As water levels at the Llys y Fran reservoir and certain parts of the Cleddau reach drought levels, Pembrokeshire's hosepipe ban has come as no surprise to Pembrokeshire residents.

However county councillor Joshua Beynon fears this could mark a wake-up call people to begin considering the wider implications of climate change and the way in which society must subsequently re-adjust.


“Water levels throughout the county are most definitely lower and when you travel around the Pembrokeshire countryside you can see just how dry the land ihas become” he said.

“People generally understand why the ban has been introduced and also the reasons behind it, which point towards the wider picture of climate change.
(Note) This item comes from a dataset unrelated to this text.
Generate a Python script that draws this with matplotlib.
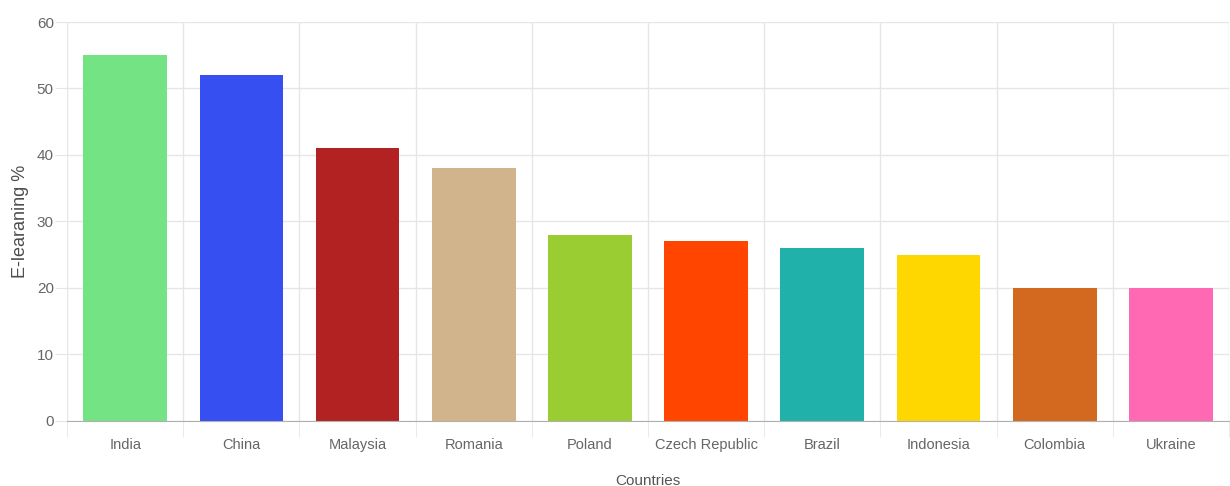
import matplotlib.pyplot as plt
import numpy as np

countries = ['India', 'China', 'Malaysia', 'Romania', 'Poland', 'Czech Republic',
             'Brazil', 'Indonesia', 'Colombia', 'Ukraine']
elearning = [55, 52, 41, 38, 28, 27, 26, 25, 20, 20]
colors = ['#74E384', '#364FF0', '#B22222', '#D2B48C', '#9ACD32', '#FF4500',
          '#20B2AA', '#FFD700', '#D2691E', '#FF69B4']
yticks = [0, 10, 20, 30, 40, 50, 60]

plt.rcParams['font.family'] = ['Liberation Sans', 'DejaVu Sans']

fig = plt.figure(figsize=(12.3, 4.86), dpi=100)
ax = fig.add_axes([0.0545, 0.134, 0.9447, 0.8207])

x = np.arange(len(countries))
ax.bar(x, elearning, width=0.72, color=colors, zorder=3)

ax.set_xlim(-0.5, len(countries) - 0.5)
ax.set_ylim(0, 60)
ax.set_yticks(yticks)
ax.set_xticks(x)
ax.set_xticklabels(countries)
ax.set_xticks(np.arange(-0.5, len(countries)), minor=True)

# grid like chart.js
ax.grid(axis='y', which='major', color='#e6e6e6', linewidth=1, zorder=0)
ax.grid(axis='x', which='minor', color='#e6e6e6', linewidth=1, zorder=0)
ax.tick_params(axis='y', which='major', length=8.5, color='#e6e6e6',
               labelcolor='#666666', labelsize=11, pad=1)
ax.tick_params(axis='x', which='major', length=0, labelcolor='#666666',
               labelsize=10.5, pad=12)
ax.tick_params(axis='x', which='minor', length=11.5, color='#e6e6e6')

for s in ['top', 'right', 'left']:
    ax.spines[s].set_visible(False)
ax.spines['bottom'].set_color('#b0b0b0')
ax.spines['bottom'].set_zorder(4)

ax.set_ylabel('E-learaning %', color='#4d4d4d', fontsize=13, labelpad=6)
ax.set_xlabel('Countries', color='#555555', fontsize=11, labelpad=16)

fig.savefig('out.png', dpi=100)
“At the end of the day, the ban isn’t going to cause a great deal of hardship.

"People can still water their gardens with watering cans or by using water butts and people can still clean their cars with a bucket. And if children can’t fill their paddling pools, we’re so lucky in Pembrokeshire as we have beautiful beaches all along our coast.
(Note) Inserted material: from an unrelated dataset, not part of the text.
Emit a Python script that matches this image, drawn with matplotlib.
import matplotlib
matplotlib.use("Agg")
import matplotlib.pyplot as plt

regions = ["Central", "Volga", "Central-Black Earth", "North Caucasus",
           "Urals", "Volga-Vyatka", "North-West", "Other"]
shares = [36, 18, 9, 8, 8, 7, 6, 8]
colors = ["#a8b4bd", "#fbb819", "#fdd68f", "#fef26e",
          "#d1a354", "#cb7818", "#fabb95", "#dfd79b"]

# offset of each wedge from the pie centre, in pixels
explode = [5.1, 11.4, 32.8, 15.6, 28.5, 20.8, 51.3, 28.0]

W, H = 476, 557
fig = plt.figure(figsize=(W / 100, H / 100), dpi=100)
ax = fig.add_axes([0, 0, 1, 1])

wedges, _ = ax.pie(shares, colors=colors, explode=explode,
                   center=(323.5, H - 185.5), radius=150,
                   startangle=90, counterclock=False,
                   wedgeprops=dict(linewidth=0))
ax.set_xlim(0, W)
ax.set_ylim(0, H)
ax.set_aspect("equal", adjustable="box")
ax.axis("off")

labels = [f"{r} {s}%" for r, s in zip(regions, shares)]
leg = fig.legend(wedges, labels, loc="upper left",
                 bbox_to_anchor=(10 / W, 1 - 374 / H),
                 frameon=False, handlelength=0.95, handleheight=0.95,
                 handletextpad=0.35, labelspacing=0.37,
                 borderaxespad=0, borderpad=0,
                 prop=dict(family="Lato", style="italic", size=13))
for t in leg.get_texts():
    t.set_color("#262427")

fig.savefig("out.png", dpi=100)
“But my concern is that this issue isn't just going to be about water, but about energy as a whole.”

Cllr Beynon fears the Ukraine conflict could trigger further gas and energy shortages in the winter months which will have a knock-on effect on the more vulnerable members of society.


“What will happen later on in the year if there are shortages of gas and electricity? What implications will this have on vulnerable people such as those undergoing chemotherapy or people who depend on platformed beds and wheelchairs?
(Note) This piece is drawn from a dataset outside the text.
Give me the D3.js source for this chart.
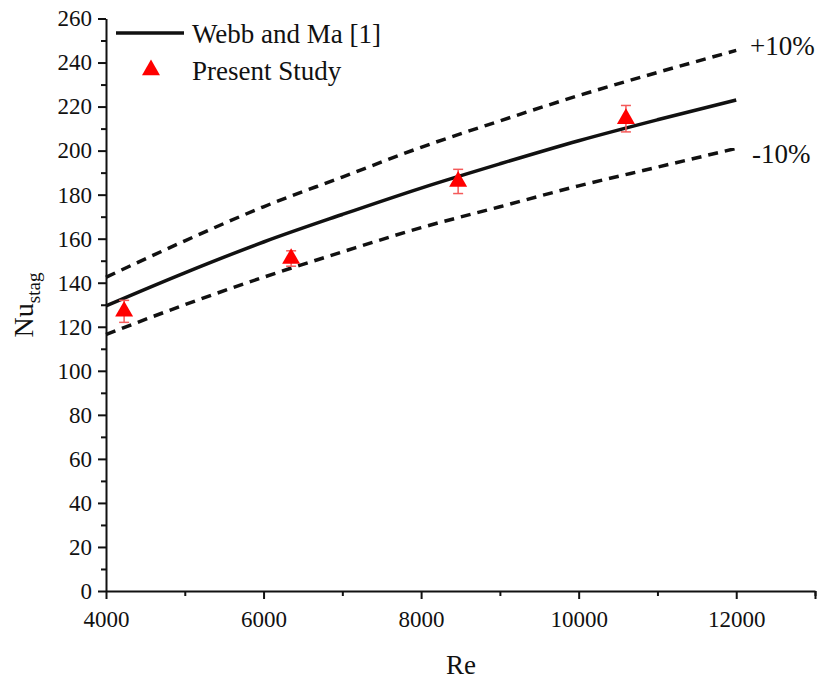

“It’s really important that we use this hosepipe ban as a means of educating people about the greater impacts of climate change.”

The hosepipe ban will come into force at 8am on August 19 as a result of 2022 being the driest year since 1976 combined with record temperatures and an increased demand for water.

The amount of rainfall for July was 52mm which is a meagre 53 per cent of what’s normally expected and Pembrokeshire has had just 60 per cent if its expected rainfall between March and July.

Latest water readings at the NRW’s Western Cleddau monitoring station confirm the level currently stands at 0.366m while at Cartlett Brook it’s 0.17m and falling. Both readings are below normal.

The hosepipe ban is a means of preserving water levels at the Llys y Fran reservoir and to ensure that sufficient water remains in the Cleddau’s Special Areas of Conservation including the Daugleddau Estuary and the smaller estuaries entering Milford Haven Waterway.